#### PROBLEM TO SOLVE:
Every entry must be repeated exactly. Exclude all pictures.

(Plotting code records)
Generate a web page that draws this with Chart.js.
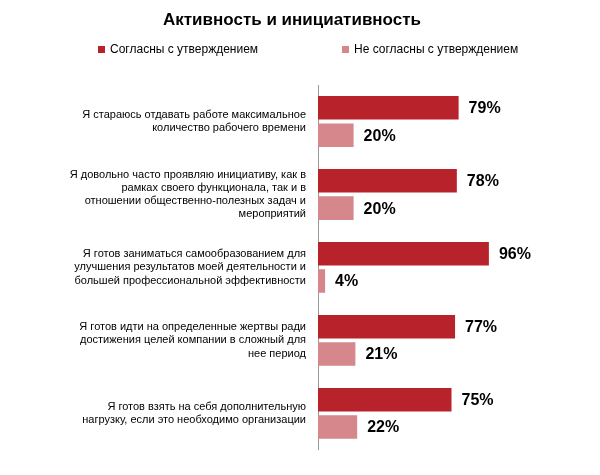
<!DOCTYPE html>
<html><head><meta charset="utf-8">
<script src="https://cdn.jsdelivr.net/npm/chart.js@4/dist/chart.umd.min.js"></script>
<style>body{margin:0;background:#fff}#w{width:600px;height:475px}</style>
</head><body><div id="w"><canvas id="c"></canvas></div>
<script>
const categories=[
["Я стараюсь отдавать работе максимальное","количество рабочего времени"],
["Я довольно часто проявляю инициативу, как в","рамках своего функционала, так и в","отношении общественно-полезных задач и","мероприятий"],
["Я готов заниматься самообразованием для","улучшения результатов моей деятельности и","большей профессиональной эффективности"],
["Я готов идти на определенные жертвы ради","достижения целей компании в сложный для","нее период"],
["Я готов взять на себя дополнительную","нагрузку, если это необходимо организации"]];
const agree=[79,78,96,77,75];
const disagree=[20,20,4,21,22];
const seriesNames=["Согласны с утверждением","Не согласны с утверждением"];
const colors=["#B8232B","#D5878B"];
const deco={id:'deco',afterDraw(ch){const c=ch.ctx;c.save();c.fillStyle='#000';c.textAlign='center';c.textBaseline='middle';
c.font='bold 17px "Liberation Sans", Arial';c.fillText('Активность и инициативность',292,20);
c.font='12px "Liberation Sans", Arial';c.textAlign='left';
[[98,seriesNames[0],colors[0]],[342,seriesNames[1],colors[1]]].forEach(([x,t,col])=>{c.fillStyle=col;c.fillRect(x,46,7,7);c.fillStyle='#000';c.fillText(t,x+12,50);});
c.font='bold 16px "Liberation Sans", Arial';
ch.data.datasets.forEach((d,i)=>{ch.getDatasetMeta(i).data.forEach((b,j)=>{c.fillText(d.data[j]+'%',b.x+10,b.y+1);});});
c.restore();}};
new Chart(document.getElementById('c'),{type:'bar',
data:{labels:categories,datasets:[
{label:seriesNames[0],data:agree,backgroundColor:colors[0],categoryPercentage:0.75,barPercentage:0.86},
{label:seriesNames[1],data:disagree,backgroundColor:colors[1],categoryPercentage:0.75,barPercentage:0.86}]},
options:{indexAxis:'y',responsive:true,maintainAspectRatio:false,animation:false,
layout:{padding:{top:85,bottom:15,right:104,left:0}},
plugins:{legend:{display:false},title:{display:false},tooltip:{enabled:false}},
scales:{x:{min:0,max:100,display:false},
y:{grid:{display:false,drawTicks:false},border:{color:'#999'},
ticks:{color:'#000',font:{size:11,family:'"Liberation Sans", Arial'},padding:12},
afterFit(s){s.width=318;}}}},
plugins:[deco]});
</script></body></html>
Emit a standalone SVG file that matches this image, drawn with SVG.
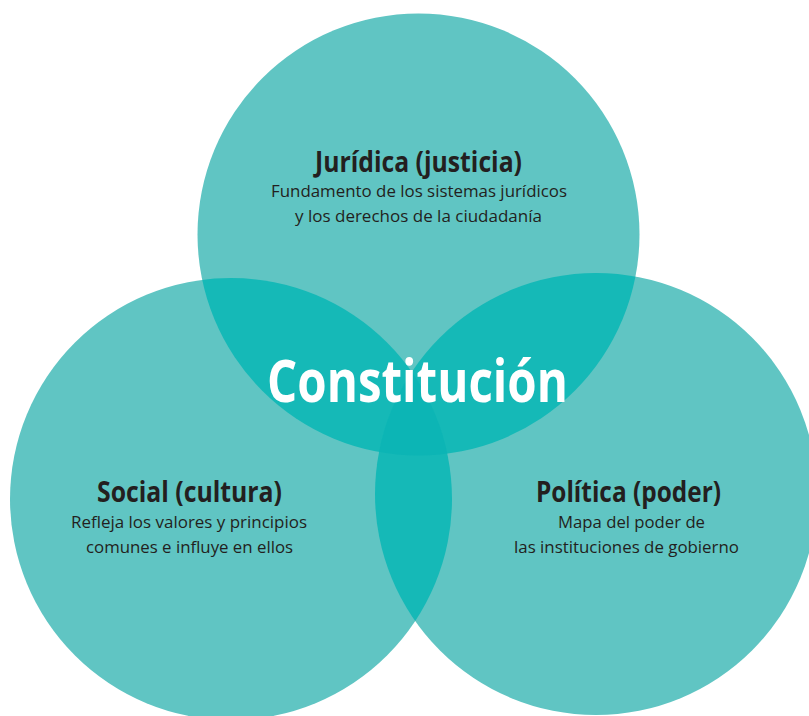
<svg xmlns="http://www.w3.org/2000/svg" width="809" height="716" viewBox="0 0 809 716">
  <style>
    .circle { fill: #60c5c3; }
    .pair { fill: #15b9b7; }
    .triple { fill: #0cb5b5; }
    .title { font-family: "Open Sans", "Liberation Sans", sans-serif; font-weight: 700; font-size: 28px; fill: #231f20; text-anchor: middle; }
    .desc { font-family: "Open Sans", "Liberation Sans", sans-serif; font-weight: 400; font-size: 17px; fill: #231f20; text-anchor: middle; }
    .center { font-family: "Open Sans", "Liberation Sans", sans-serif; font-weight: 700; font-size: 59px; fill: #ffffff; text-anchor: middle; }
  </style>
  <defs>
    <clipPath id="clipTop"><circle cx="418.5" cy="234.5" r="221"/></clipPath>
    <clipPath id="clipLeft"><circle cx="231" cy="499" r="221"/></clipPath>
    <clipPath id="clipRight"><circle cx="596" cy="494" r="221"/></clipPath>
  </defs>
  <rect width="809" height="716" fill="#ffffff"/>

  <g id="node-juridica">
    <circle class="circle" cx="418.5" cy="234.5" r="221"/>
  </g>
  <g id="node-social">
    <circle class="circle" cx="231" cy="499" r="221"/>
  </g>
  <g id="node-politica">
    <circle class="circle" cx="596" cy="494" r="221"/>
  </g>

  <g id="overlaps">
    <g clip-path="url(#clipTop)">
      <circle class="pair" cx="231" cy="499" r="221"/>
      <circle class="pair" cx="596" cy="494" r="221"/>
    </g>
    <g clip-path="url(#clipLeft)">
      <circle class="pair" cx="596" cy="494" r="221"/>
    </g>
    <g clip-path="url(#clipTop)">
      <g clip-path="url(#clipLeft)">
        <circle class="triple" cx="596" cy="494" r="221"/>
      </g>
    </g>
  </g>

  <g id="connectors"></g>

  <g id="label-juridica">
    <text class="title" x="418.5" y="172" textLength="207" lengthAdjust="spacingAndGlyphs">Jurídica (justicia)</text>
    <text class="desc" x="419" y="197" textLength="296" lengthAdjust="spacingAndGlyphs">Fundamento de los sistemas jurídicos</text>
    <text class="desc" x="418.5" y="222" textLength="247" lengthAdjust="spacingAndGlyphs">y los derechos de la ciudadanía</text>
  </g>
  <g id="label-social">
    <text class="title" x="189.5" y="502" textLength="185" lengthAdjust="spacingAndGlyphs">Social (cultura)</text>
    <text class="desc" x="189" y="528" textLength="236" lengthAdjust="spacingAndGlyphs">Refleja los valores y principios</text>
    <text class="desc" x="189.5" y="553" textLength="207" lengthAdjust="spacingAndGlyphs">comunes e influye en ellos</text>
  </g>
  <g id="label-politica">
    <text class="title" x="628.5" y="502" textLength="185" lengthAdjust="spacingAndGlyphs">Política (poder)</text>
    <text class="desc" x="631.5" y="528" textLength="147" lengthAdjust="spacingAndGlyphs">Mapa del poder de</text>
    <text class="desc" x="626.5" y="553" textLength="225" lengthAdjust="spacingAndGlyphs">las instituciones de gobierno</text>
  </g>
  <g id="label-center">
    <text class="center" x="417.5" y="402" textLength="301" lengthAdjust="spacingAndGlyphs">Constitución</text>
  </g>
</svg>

#### TASK RESPONSE:
Generate a web page that draws this with Chart.js.
<!DOCTYPE html>
<html><head><meta charset="utf-8">
<script src="https://cdn.jsdelivr.net/npm/chart.js@4/dist/chart.umd.min.js"></script>
<style>body{margin:0;background:#fff}#w{width:600px;height:475px}</style>
</head><body><div id="w"><canvas id="c"></canvas></div>
<script>
const categories=[
["Я стараюсь отдавать работе максимальное","количество рабочего времени"],
["Я довольно часто проявляю инициативу, как в","рамках своего функционала, так и в","отношении общественно-полезных задач и","мероприятий"],
["Я готов заниматься самообразованием для","улучшения результатов моей деятельности и","большей профессиональной эффективности"],
["Я готов идти на определенные жертвы ради","достижения целей компании в сложный для","нее период"],
["Я готов взять на себя дополнительную","нагрузку, если это необходимо организации"]];
const agree=[79,78,96,77,75];
const disagree=[20,20,4,21,22];
const seriesNames=["Согласны с утверждением","Не согласны с утверждением"];
const colors=["#B8232B","#D5878B"];
const deco={id:'deco',afterDraw(ch){const c=ch.ctx;c.save();c.fillStyle='#000';c.textAlign='center';c.textBaseline='middle';
c.font='bold 17px "Liberation Sans", Arial';c.fillText('Активность и инициативность',292,20);
c.font='12px "Liberation Sans", Arial';c.textAlign='left';
[[98,seriesNames[0],colors[0]],[342,seriesNames[1],colors[1]]].forEach(([x,t,col])=>{c.fillStyle=col;c.fillRect(x,46,7,7);c.fillStyle='#000';c.fillText(t,x+12,50);});
c.font='bold 16px "Liberation Sans", Arial';
ch.data.datasets.forEach((d,i)=>{ch.getDatasetMeta(i).data.forEach((b,j)=>{c.fillText(d.data[j]+'%',b.x+10,b.y+1);});});
c.restore();}};
new Chart(document.getElementById('c'),{type:'bar',
data:{labels:categories,datasets:[
{label:seriesNames[0],data:agree,backgroundColor:colors[0],categoryPercentage:0.75,barPercentage:0.86},
{label:seriesNames[1],data:disagree,backgroundColor:colors[1],categoryPercentage:0.75,barPercentage:0.86}]},
options:{indexAxis:'y',responsive:true,maintainAspectRatio:false,animation:false,
layout:{padding:{top:85,bottom:15,right:104,left:0}},
plugins:{legend:{display:false},title:{display:false},tooltip:{enabled:false}},
scales:{x:{min:0,max:100,display:false},
y:{grid:{display:false,drawTicks:false},border:{color:'#999'},
ticks:{color:'#000',font:{size:11,family:'"Liberation Sans", Arial'},padding:12},
afterFit(s){s.width=318;}}}},
plugins:[deco]});
</script></body></html>
Emit a standalone SVG file that matches this image, drawn with SVG.
<svg xmlns="http://www.w3.org/2000/svg" width="809" height="716" viewBox="0 0 809 716">
  <style>
    .circle { fill: #60c5c3; }
    .pair { fill: #15b9b7; }
    .triple { fill: #0cb5b5; }
    .title { font-family: "Open Sans", "Liberation Sans", sans-serif; font-weight: 700; font-size: 28px; fill: #231f20; text-anchor: middle; }
    .desc { font-family: "Open Sans", "Liberation Sans", sans-serif; font-weight: 400; font-size: 17px; fill: #231f20; text-anchor: middle; }
    .center { font-family: "Open Sans", "Liberation Sans", sans-serif; font-weight: 700; font-size: 59px; fill: #ffffff; text-anchor: middle; }
  </style>
  <defs>
    <clipPath id="clipTop"><circle cx="418.5" cy="234.5" r="221"/></clipPath>
    <clipPath id="clipLeft"><circle cx="231" cy="499" r="221"/></clipPath>
    <clipPath id="clipRight"><circle cx="596" cy="494" r="221"/></clipPath>
  </defs>
  <rect width="809" height="716" fill="#ffffff"/>

  <g id="node-juridica">
    <circle class="circle" cx="418.5" cy="234.5" r="221"/>
  </g>
  <g id="node-social">
    <circle class="circle" cx="231" cy="499" r="221"/>
  </g>
  <g id="node-politica">
    <circle class="circle" cx="596" cy="494" r="221"/>
  </g>

  <g id="overlaps">
    <g clip-path="url(#clipTop)">
      <circle class="pair" cx="231" cy="499" r="221"/>
      <circle class="pair" cx="596" cy="494" r="221"/>
    </g>
    <g clip-path="url(#clipLeft)">
      <circle class="pair" cx="596" cy="494" r="221"/>
    </g>
    <g clip-path="url(#clipTop)">
      <g clip-path="url(#clipLeft)">
        <circle class="triple" cx="596" cy="494" r="221"/>
      </g>
    </g>
  </g>

  <g id="connectors"></g>

  <g id="label-juridica">
    <text class="title" x="418.5" y="172" textLength="207" lengthAdjust="spacingAndGlyphs">Jurídica (justicia)</text>
    <text class="desc" x="419" y="197" textLength="296" lengthAdjust="spacingAndGlyphs">Fundamento de los sistemas jurídicos</text>
    <text class="desc" x="418.5" y="222" textLength="247" lengthAdjust="spacingAndGlyphs">y los derechos de la ciudadanía</text>
  </g>
  <g id="label-social">
    <text class="title" x="189.5" y="502" textLength="185" lengthAdjust="spacingAndGlyphs">Social (cultura)</text>
    <text class="desc" x="189" y="528" textLength="236" lengthAdjust="spacingAndGlyphs">Refleja los valores y principios</text>
    <text class="desc" x="189.5" y="553" textLength="207" lengthAdjust="spacingAndGlyphs">comunes e influye en ellos</text>
  </g>
  <g id="label-politica">
    <text class="title" x="628.5" y="502" textLength="185" lengthAdjust="spacingAndGlyphs">Política (poder)</text>
    <text class="desc" x="631.5" y="528" textLength="147" lengthAdjust="spacingAndGlyphs">Mapa del poder de</text>
    <text class="desc" x="626.5" y="553" textLength="225" lengthAdjust="spacingAndGlyphs">las instituciones de gobierno</text>
  </g>
  <g id="label-center">
    <text class="center" x="417.5" y="402" textLength="301" lengthAdjust="spacingAndGlyphs">Constitución</text>
  </g>
</svg>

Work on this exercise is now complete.